Le prix des billets est évidemment un facteur dont il faut tenir compte. Pas besoin d’un prêt bancaire pour se procurer un abonnement de saison.
Enfin, il est impératif que le spectacle vaille le déplacement.
Frank Brown, qui est consultant aux communications pour la ligue, apporte un point de vue intéressant.
« Les joueurs de la Ligue nationale sont tellement gros, tellement forts et tellement rapides que les dimensions de la patinoire ne leur conviennent plus », explique-t-il
« Avec les filles, on voit davantage le hockey qui se pratiquait dans les années 1970 et 1980. »
Je connais Frank depuis une quarantaine d’années. Il a longtemps fait partie du monde de la Ligue nationale.

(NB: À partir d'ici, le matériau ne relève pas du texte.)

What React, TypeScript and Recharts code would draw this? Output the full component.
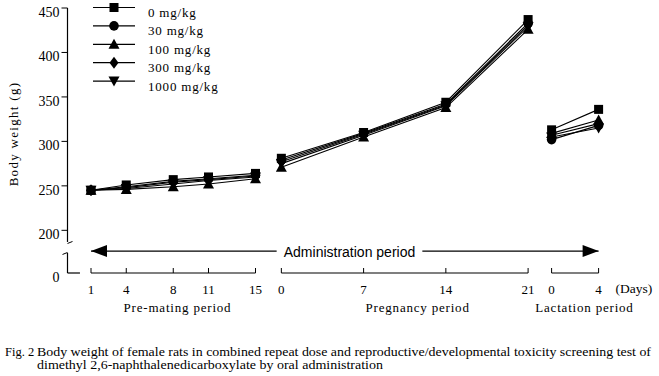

D’abord à titre de journaliste affecté à la couverture des Rangers pour l’Associated Press puis le Daily News. Il lui arrivait même de se transformer en gardien de but lors des séances d’entraînement des Rangers.
Je l’ai vu faire au Forum. Il se débrouillait bien.
De journaliste, il est devenu attaché de presse de Gary Bettman, poste qu’il a occupé plusieurs années.
LA PROPHÉTIE D’HAZEL MCCALLION
Le bonhomme n’a pas hésité lorsque la LPHF l’a approché. Son travail le passionne. Il transporte dans sa valise de travail un livre intitulé Proud Past, Bright Future (Glorieux passé, brillant avenir). L’ouvrage signé par Brian MacFarlane, ancien animateur à Hockey Night in Canada, traite de la longue histoire du hockey féminin.
On retrouve en page couverture une photo très ancienne où des femmes vêtues de longues jupes et coiffées de longues tuques s’affrontent sur une surface extérieure.
Dans un chapitre, on y retrouve une prophétie d’Hazel McCallion, Gaspésienne d’origine née à Port-Daniel– Gascons, qui a été une des premières femmes à jouer au hockey au Canada.
« Je pense que dans 15 à 20 ans, il existera une ligue de hockey professionnel féminin », dit-elle.
« Ces femmes talentueuses que nous voyons sur la glace sont en fait des athlètes professionnelles. »
Il aura fallu plus de temps. La prédiction de Mme McCallion est devenue réalité 30 ans après la sortie du livre (1994). Décédée l’an dernier à l’âge vénérable de 101 ans, la dame qui a été mairesse de Mississauga, en banlieue de Toronto, pendant près de 36 ans, serait fière de voir les succès de la LPHF.